Lawrence v. Lawrence, 2017 ONSC 431 (CanLII) at 82

Janaury 26, 2021 – Being Under a Parent’s “Charge”

“The definition of “child of the marriage”, under s. 2(1)(b) of the [Divorce] Act, includes a child who “… is the age of majority or over and under their [her parents’] charge but unable, by reason of illness, disability or other cause, to withdraw from their charge or to obtain the necessaries of life.”

Victoria was 23½ years old at the time that this Application was commenced.  Accordingly, the onus is on Heidi to establish that Victoria was under parents’ charge and unable to withdraw from their charge or to obtain the necessaries of life: Ethier v. Skrudland, 2011 SKCA 17, paras. 17-18. 

Residency is usually associated with a child being under a parent’s charge.  In Tapson v. Tapson, 1969 CanLII 541 (ON CA), [1970] 1 O.R. 521 (C.A.) Laskin, J.A., as he then was, stated that an adult child is under her parents’ charge if a parent has assumed the care and maintenance of the child in the parent’s premises.  He stated, at paras. 5 and 6, that:

… I am prepared to read the phrase, ‘under their charge’ broadly as meaning simply that the parent has assumed the care and maintenance of the child in the parent’s premises.

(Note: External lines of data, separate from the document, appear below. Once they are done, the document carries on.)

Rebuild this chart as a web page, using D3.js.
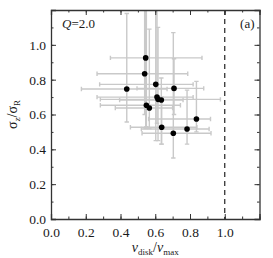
<!DOCTYPE html>
<html>
<head>
<meta charset="utf-8">
<script src="https://cdn.jsdelivr.net/npm/d3@7"></script>
<style>
  body { margin: 0; background: #fff; }
  svg text { font-family: "Liberation Serif", serif !important; fill: #1a1a1a; }
</style>
</head>
<body>
<script>
// data
var vdisk = [0.436, 0.545, 0.539, 0.603, 0.708, 0.610, 0.616, 0.635, 0.549, 0.566, 0.837, 0.637, 0.783, 0.704];
var sigRatio = [0.746, 0.925, 0.834, 0.773, 0.750, 0.700, 0.687, 0.683, 0.653, 0.637, 0.574, 0.527, 0.517, 0.492];
var xLow = [0.175, 0.342, 0.265, 0.280, 0.495, 0.265, 0.284, 0.395, 0.284, 0.370, 0.562, 0.457, 0.520, 0.524];
var xHigh = [0.668, 0.869, 0.787, 0.818, 0.879, 0.818, 0.975, 0.760, 0.745, 0.700, 0.918, 0.840, 0.910, 0.921];
var yLow = [0.557, 0.520, 0.600, 0.450, 0.600, 0.550, 0.450, 0.430, 0.530, 0.520, 0.500, 0.430, 0.430, 0.350];
var yHigh = [1.180, 1.300, 1.300, 1.300, 0.920, 1.300, 1.100, 0.810, 1.300, 1.090, 0.790, 0.700, 0.740, 1.070];
var xTicks = [0.0, 0.2, 0.4, 0.6, 0.8, 1.0];
var yTicks = [0.0, 0.2, 0.4, 0.6, 0.8, 1.0];
var qLabel = "Q=2.0";
var panelLabel = "(a)";

var points = vdisk.map(function(v, i) {
  return { x: v, y: sigRatio[i], x0: xLow[i], x1: xHigh[i], y0: yLow[i], y1: yHigh[i] };
});

var svgWidth = 273, svgHeight = 258;
var margin = { top: 10, right: 13.5, bottom: 39, left: 51 };
var width = svgWidth - margin.left - margin.right;
var height = svgHeight - margin.top - margin.bottom;

var svg = d3.select("body").append("svg")
  .attr("width", svgWidth)
  .attr("height", svgHeight);

var g = svg.append("g")
  .attr("transform", `translate(${margin.left}, ${margin.top})`);

var x = d3.scaleLinear().domain([0, 1.2]).range([0, width]);
var y = d3.scaleLinear().domain([0, 1.2]).range([height, 0]);

svg.append("defs").append("clipPath").attr("id", "clip")
  .append("rect").attr("width", width).attr("height", height);

// error bars
var bars = g.append("g").attr("clip-path", "url(#clip)")
  .attr("stroke", "#c9c9c9").attr("stroke-width", 1.4).attr("fill", "none");
var cap = 2.2;
points.forEach(function(d) {
  bars.append("line").attr("x1", x(d.x0)).attr("x2", x(d.x1)).attr("y1", y(d.y)).attr("y2", y(d.y));
  bars.append("line").attr("x1", x(d.x0)).attr("x2", x(d.x0)).attr("y1", y(d.y) - cap).attr("y2", y(d.y) + cap);
  bars.append("line").attr("x1", x(d.x1)).attr("x2", x(d.x1)).attr("y1", y(d.y) - cap).attr("y2", y(d.y) + cap);
  bars.append("line").attr("x1", x(d.x)).attr("x2", x(d.x)).attr("y1", y(d.y0)).attr("y2", y(d.y1));
  bars.append("line").attr("x1", x(d.x) - cap).attr("x2", x(d.x) + cap).attr("y1", y(d.y0)).attr("y2", y(d.y0));
  bars.append("line").attr("x1", x(d.x) - cap).attr("x2", x(d.x) + cap).attr("y1", y(d.y1)).attr("y2", y(d.y1));
});

// dashed line at v_disk/v_max = 1
g.append("line")
  .attr("x1", x(1)).attr("x2", x(1)).attr("y1", 0).attr("y2", height)
  .attr("stroke", "#222").attr("stroke-width", 1.2).attr("stroke-dasharray", "5,4");

// points
g.selectAll("circle").data(points).enter().append("circle")
  .attr("cx", d => x(d.x))
  .attr("cy", d => y(d.y))
  .attr("r", 2.8)
  .attr("fill", "#000");

// axes with inward ticks on all four sides
var minor = d3.range(0, 1.21, 0.1);
function ticks(axis, scale, t) {
  return axis(scale).tickValues(t.vals).tickSize(-t.size).tickFormat(t.fmt || "");
}
var frame = [
  { axis: d3.axisBottom, scale: x, at: `translate(0, ${height})`, labels: true },
  { axis: d3.axisTop, scale: x, at: "translate(0, 0)" },
  { axis: d3.axisLeft, scale: y, at: "translate(0, 0)", labels: true },
  { axis: d3.axisRight, scale: y, at: `translate(${width}, 0)` }
];
frame.forEach(function(f) {
  var major = f.scale === x ? xTicks : yTicks;
  g.append("g").attr("transform", f.at)
    .call(ticks(f.axis, f.scale, { vals: minor, size: 2.5 }))
    .call(s => s.select(".domain").remove());
  var ag = g.append("g").attr("transform", f.at)
    .call(ticks(f.axis, f.scale, { vals: major, size: 5, fmt: f.labels ? d3.format(".1f") : "" }));
  ag.attr("font-family", null);
  ag.selectAll("line").attr("stroke", "#333").attr("stroke-width", 1);
  ag.select(".domain").attr("stroke", "#333").attr("stroke-width", 1.3);
  ag.selectAll("text").attr("font-size", 13.5).attr("fill", "#222");
  if (f.axis === d3.axisBottom) ag.selectAll("text").attr("dy", "1.1em");
  if (f.axis === d3.axisLeft) ag.selectAll("text").attr("x", -5).attr("dy", "0.33em");
});
g.selectAll(".tick line").attr("stroke", "#333");

// labels inside the panel
g.append("text").attr("x", 11).attr("y", 18).attr("font-size", 13)
  .html(`<tspan font-style="italic">${qLabel[0]}</tspan>${qLabel.slice(1)}`);
g.append("text").attr("x", width - 5).attr("y", 18).attr("font-size", 13)
  .attr("text-anchor", "end").text(panelLabel);

// x axis title
var xt = svg.append("text")
  .attr("x", margin.left + width / 2).attr("y", 252)
  .attr("text-anchor", "middle").attr("font-size", 14);
xt.append("tspan").attr("font-style", "italic").text("v");
xt.append("tspan").attr("font-size", 9).attr("dy", 2.5).text("disk");
xt.append("tspan").attr("dy", -2.5).text("/");
xt.append("tspan").attr("font-style", "italic").text("v");
xt.append("tspan").attr("font-size", 9).attr("dy", 2.5).text("max");

// y axis title
var yt = svg.append("text")
  .attr("transform", `translate(17, ${margin.top + height / 2}) rotate(-90)`)
  .attr("text-anchor", "middle").attr("font-size", 14);
yt.append("tspan").text("σ");
yt.append("tspan").attr("font-size", 9).attr("dy", 2.5).text("z");
yt.append("tspan").attr("dy", -2.5).text("/σ");
yt.append("tspan").attr("font-size", 9).attr("dy", 2.5).text("R");
</script>
</body>
</html>
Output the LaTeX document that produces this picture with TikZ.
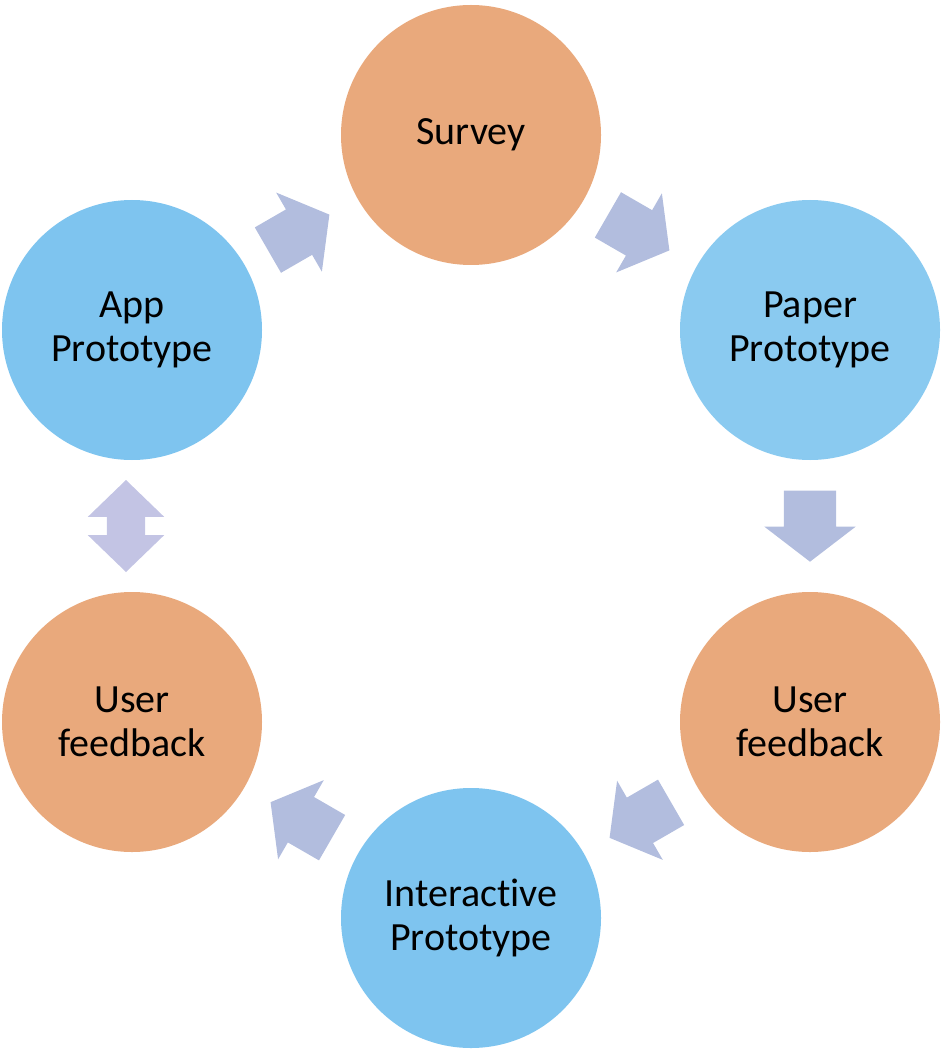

… An order for maintenance or interim maintenance based on a child 16 years of age or over being in the charge of a parent assumes, of course, that the child is living with the parent in the parent’s care and to that extent, within the parent’s responsibility for maintenance.  If it should prove to be the case that a child, having reached the age of 16, withdraws from a parental home and goes out to live by himself or by herself, other considerations will have intruded to make this provision probably no longer applicable.”  [Emphasis added]

Economic dependence is the essential feature of whether a child is under a parent’s charge: See Hon. Justice David L. Corbett, Claudia Schmeing, 2011 30 CFLQ 165, Child Support for Estranged Adult Children — “Parent as Wallet” or “Can’t Buy Me Love”.  Thus, a child that has left home because of conflict within the home nevertheless remains under his parents’ charge: Pound v. Pound [1987] B.C.J. No. 109 (C.A.).”